Recently my wife suggested that we offset all our emissions. Even though I found this a noble idea, I was worried that we might lose a fortune by doing so. This worry is unfounded (at least for a Swiss): Offsetting my yearly emissions costs around $300, possibly even less.
Here is an observation about this number: If everybody were to live a carbon-neutral life, then offsetting emissions would be much more expensive. In that case, it would cost me (to make an arbitrary guess) $10’000 rather than $300 to “compensate my life”. If everybody else were to offset their emissions, I couldn’t just pick the low-hanging fruit of cheap mitigation measures but would have to make use of very costly emission reduction measures. So, which number is the right one? Can I claim to actually have offset my emissions if I only pay $300? In some sense, the answer is “yes”. There is nothing incorrect about the following assertion: The atmospheric concentration of CO2 is the same if I emit and pay $300 to an offsetting company as it were if I weren’t around on this planet at all. Thus, my payment of $300 actually does offset my emissions. (Admittedly, many people don’t believe that offsetting works in practice; let’s set these worries and the uncertainties aside for the moment).
However, many are interested in compensating their emissions for a certain specific reason: they want to do their fair share in humanity’s common task of protecting the climate. If that is the reason for their interest in compensation, then things look different.
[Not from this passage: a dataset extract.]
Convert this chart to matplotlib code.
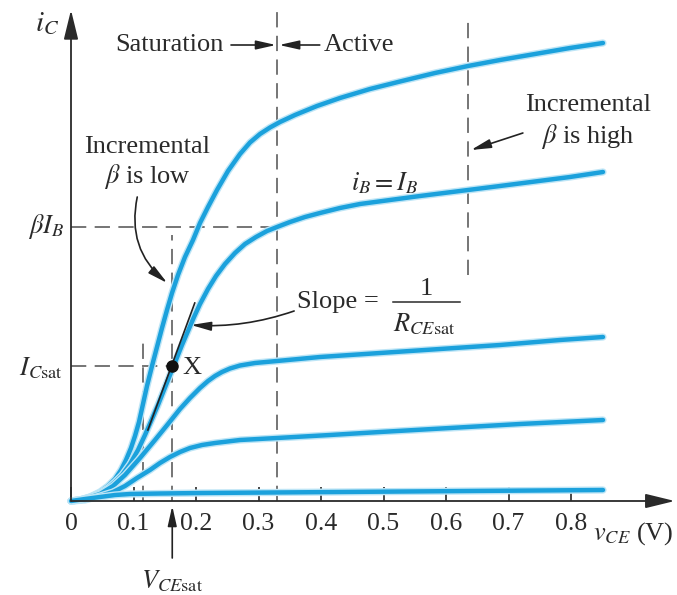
import matplotlib
matplotlib.use("Agg")
import matplotlib.pyplot as plt
import matplotlib.patheffects as pe

plt.rcParams['font.family'] = ['Liberation Serif', 'DejaVu Serif']
plt.rcParams['mathtext.fontset'] = 'stix'

# ---- data (v_CE in volts, i_C in arbitrary units) ----
c1_v = [0, 0.0144, 0.0304, 0.0464, 0.0592, 0.0704, 0.080, 0.088, 0.096, 0.1024, 0.1088,
        0.1152, 0.1216, 0.1296, 0.1376, 0.1456, 0.1536, 0.1616, 0.1712, 0.1824, 0.1952,
        0.2064, 0.2192, 0.2336, 0.2512, 0.2704, 0.2864, 0.3024, 0.3184, 0.3344, 0.3584,
        0.3936, 0.4304, 0.4784, 0.5264, 0.5824, 0.6352, 0.6864, 0.7424, 0.7984, 0.8512]
c1_i = [0, 0.01, 0.04, 0.09, 0.15, 0.22, 0.31, 0.41, 0.53, 0.65, 0.79,
        0.97, 1.15, 1.35, 1.54, 1.73, 1.91, 2.08, 2.26, 2.44, 2.61,
        2.78, 2.94, 3.11, 3.30, 3.47, 3.585, 3.67, 3.735, 3.79, 3.86,
        3.95, 4.03, 4.12, 4.195, 4.28, 4.35, 4.41, 4.47, 4.53, 4.58]

c2_v = [0, 0.0144, 0.0304, 0.0464, 0.0592, 0.0704, 0.0816, 0.0944, 0.1072, 0.1184, 0.1296,
        0.1392, 0.1488, 0.1584, 0.168, 0.1776, 0.1872, 0.1968, 0.2064, 0.2192, 0.232,
        0.2464, 0.2624, 0.2784, 0.296, 0.3136, 0.3296, 0.3504, 0.3744, 0.3984, 0.4304,
        0.4624, 0.5104, 0.5584, 0.6352, 0.6864, 0.7424, 0.7984, 0.8512]
c2_i = [0, 0.01, 0.04, 0.08, 0.13, 0.19, 0.26, 0.37, 0.51, 0.66, 0.82,
        0.96, 1.11, 1.26, 1.41, 1.56, 1.70, 1.84, 1.97, 2.12, 2.25,
        2.37, 2.48, 2.57, 2.64, 2.70, 2.74, 2.79, 2.84, 2.88, 2.93,
        2.97, 3.01, 3.05, 3.11, 3.15, 3.195, 3.24, 3.29]

c3_v = [0, 0.0224, 0.0464, 0.0672, 0.0864, 0.1104, 0.1344, 0.1552, 0.1744, 0.1904, 0.2064,
        0.2192, 0.2304, 0.2416, 0.2544, 0.2704, 0.2944, 0.3296, 0.3984, 0.4944, 0.5904,
        0.6864, 0.7824, 0.8512]
c3_i = [0, 0.02, 0.07, 0.15, 0.26, 0.43, 0.61, 0.77, 0.92, 1.03, 1.13,
        1.20, 1.25, 1.29, 1.325, 1.355, 1.38, 1.40, 1.44, 1.48, 1.52,
        1.56, 1.61, 1.64]

c4_v = [0, 0.0224, 0.0464, 0.0672, 0.0864, 0.1056, 0.1264, 0.1424, 0.1584, 0.1744, 0.1904,
        0.2096, 0.2304, 0.2704, 0.3296, 0.4144, 0.4944, 0.6064, 0.7184, 0.8512]
c4_i = [0, 0.01, 0.05, 0.09, 0.15, 0.23, 0.31, 0.38, 0.44, 0.49, 0.53,
        0.56, 0.58, 0.61, 0.63, 0.66, 0.69, 0.73, 0.77, 0.81]

c5_v = [0, 0.0224, 0.0464, 0.0704, 0.0944, 0.1424, 0.2112, 0.4304, 0.6384, 0.8512]
c5_i = [0, 0.02, 0.04, 0.06, 0.07, 0.075, 0.08, 0.09, 0.10, 0.11]

curves = [(c1_v, c1_i), (c2_v, c2_i), (c3_v, c3_i), (c4_v, c4_i), (c5_v, c5_i)]

x_ticks = [0, 0.1, 0.2, 0.3, 0.4, 0.5, 0.6, 0.7, 0.8]
x_tick_labels = ['0', '0.1', '0.2', '0.3', '0.4', '0.5', '0.6', '0.7', '0.8']

V_EDGE = 0.33        # saturation / active boundary
V_HIGH = 0.635       # incremental beta high marker
V_CESAT = 0.162
V_LOW = 0.115
BETA_IB = 2.74
I_CSAT = 1.35
tangent_v = [0.123, 0.198]
tangent_i = [0.71, 1.98]

# ---- figure ----
fig = plt.figure(figsize=(6.77, 5.95), dpi=100)
ax = fig.add_axes([0, 0, 1, 1])
ax.set_xlim(-71 / 625, (677 - 71) / 625)
ax.set_ylim((501 - 595) / 100, 501 / 100)

for s in ax.spines.values():
    s.set_visible(False)
ax.spines['bottom'].set_position(('data', 0))
ax.spines['left'].set_position(('data', 0))

axc = '#2a2a2a'
txc = '#2a2a2a'
dashc = '#505050'
dash_kw = dict(color=dashc, lw=1.1, linestyle=(0, (10, 5.5)), zorder=1)

# dashed guide lines
ax.plot([V_EDGE, V_EDGE], [0, 4.91], **dash_kw)
ax.plot([V_HIGH, V_HIGH], [2.26, 4.79], **dash_kw)
ax.plot([0, V_EDGE], [BETA_IB, BETA_IB], **dash_kw)
ax.plot([V_CESAT, V_CESAT], [0, 2.66], **dash_kw)
ax.plot([0, V_CESAT], [I_CSAT, I_CSAT], **dash_kw)
ax.plot([V_LOW, V_LOW], [0, 1.63], **dash_kw)

# curves
for v, i in curves:
    ax.plot(v, i, color='#1ba1dc', lw=3.2, solid_capstyle='round', solid_joinstyle='round',
            zorder=3, path_effects=[pe.Stroke(linewidth=5.2, foreground='#bde5f6'), pe.Normal()])

# tangent line and point X
ax.plot(tangent_v, tangent_i, color='#222222', lw=1.2, zorder=4)
ax.plot([V_CESAT], [I_CSAT], 'o', color='#111111', ms=8, zorder=5)

# axes with arrows
arr_axis = dict(arrowstyle='-|>,head_length=0.9,head_width=0.22', color=axc, lw=1.3,
                shrinkA=0, shrinkB=0, mutation_scale=20)
ax.annotate('', xy=(0.966, 0), xytext=(0, 0), arrowprops=arr_axis, zorder=6)
ax.annotate('', xy=(0, 4.91), xytext=(0, 0), arrowprops=arr_axis, zorder=6)

ax.set_yticks([])
ax.set_xticks(x_ticks)
ax.set_xticklabels(x_tick_labels)
ax.tick_params(axis='x', direction='in', length=10, width=1.2, color=axc, pad=9,
               labelsize=18.5, labelcolor=txc)

fs = 19
small_arrow = dict(arrowstyle='-|>,head_length=0.8,head_width=0.18', color='#222222', lw=1.2,
                   shrinkA=0, shrinkB=0, mutation_scale=15)

ax.text(-0.038, 4.77, r'$i_C$', fontsize=21, color=txc, ha='center', va='center')
ax.text(0.157, 4.56, 'Saturation', fontsize=fs, color=txc, ha='center', va='center')
ax.annotate('', xy=(0.328, 4.56), xytext=(0.256, 4.56), arrowprops=small_arrow)
ax.annotate('', xy=(0.333, 4.56), xytext=(0.398, 4.56), arrowprops=small_arrow)
ax.text(0.405, 4.56, 'Active', fontsize=fs, color=txc, ha='left', va='center')

ax.text(0.827, 3.96, 'Incremental', fontsize=fs, color=txc, ha='center', va='center')
ax.text(0.827, 3.64, r'$\beta$ is high', fontsize=fs, color=txc, ha='center', va='center')
ax.annotate('', xy=(0.640, 3.51), xytext=(0.723, 3.68), arrowprops=small_arrow)

ax.text(0.501, 3.18, r'$i_B = I_B$', fontsize=fs, color=txc, ha='center', va='center')

ax.text(0.122, 3.54, 'Incremental', fontsize=fs, color=txc, ha='center', va='center')
ax.text(0.122, 3.24, r'$\beta$ is low', fontsize=fs, color=txc, ha='center', va='center')
ax.annotate('', xy=(0.154, 2.18), xytext=(0.106, 3.04),
            arrowprops=dict(small_arrow, connectionstyle='arc3,rad=0.3'))

ax.text(-0.011, BETA_IB, r'$\beta I_B$', fontsize=fs, color=txc, ha='right', va='center')
ax.text(-0.013, I_CSAT - 0.02, r'$I_{C\mathrm{sat}}$', fontsize=fs, color=txc, ha='right', va='center')
ax.text(0.194, 1.33, 'X', fontsize=fs, color=txc, ha='center', va='center')

ax.text(0.362, 1.99, 'Slope =', fontsize=fs, color=txc, ha='left', va='center')
ax.text(0.568, 2.12, '1', fontsize=fs, color=txc, ha='center', va='center')
ax.plot([0.515, 0.622], [1.99, 1.99], color=txc, lw=1.1)
ax.text(0.565, 1.77, r'$R_{CE\mathrm{sat}}$', fontsize=fs, color=txc, ha='center', va='center')
ax.annotate('', xy=(0.192, 1.76), xytext=(0.357, 1.90),
            arrowprops=dict(small_arrow, connectionstyle='arc3,rad=-0.1'))

ax.annotate('', xy=(V_CESAT, -0.05), xytext=(V_CESAT, -0.57), arrowprops=small_arrow)
ax.text(V_CESAT, -0.80, r'$V_{CE\mathrm{sat}}$', fontsize=fs, color=txc, ha='center', va='center')
ax.text(0.835, -0.33, r'$v_{CE}$ (V)', fontsize=fs, color=txc, ha='left', va='center')

fig.savefig('out.png', dpi=100)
If you are keen on doing your fair share and if you believe that the fair share consists in bearing your part of the overall costs that would arise if everybody were to do the right thing (and if you believe the right thing presently consists in living a carbon-neutral life), then your fair share would consist in paying $10’000 rather than $300. Another way to see this goes as follows: In order to do your fair share, you have to pay two bills. First, you pay $300 to actually offset your own current emissions. Second, you pay $9’700 on account of making mitigation measures more expensive for others in the future. Mitigation measures are more expensive for them because you have already exhausted the low-hanging fruit – your mitigation imposes an externality on them, so to speak.
An objection to this line of reasoning might arise: It is unrealistic that everybody else will offset their emissions. So, yes, if you want “to do your part” you have to pay the first bill of $300. But the second bill must be calculated differently: You have to estimate how much more expensive future mitigation will be on a realistic assumption about how much more future mitigation there will be (rather than on the assumption that everybody will fully do their fair share of mitigation in the future). In that case, the true price I would want to pay for compensating my yearly emissions would be something in between $300 and $10’000.
These thoughts are all rough. The basic message is this. Going carbon-neutral might seem extremely cheap. However, in order to know whether the moral goal you want to achieve by going carbon-neutral is really as cheap as it seems, you need to go into difficult philosophical territory. You cannot know how much it costs you without carefully examining the moral reason you have for going carbon-neutral in circumstances where others don’t go carbon-neutral. The literature on duties under partial compliance is the place to look for answers (and, when it comes to calculating actual numbers, the economic literature on the shape of Marginal Abatement Costs curves is relevant as well).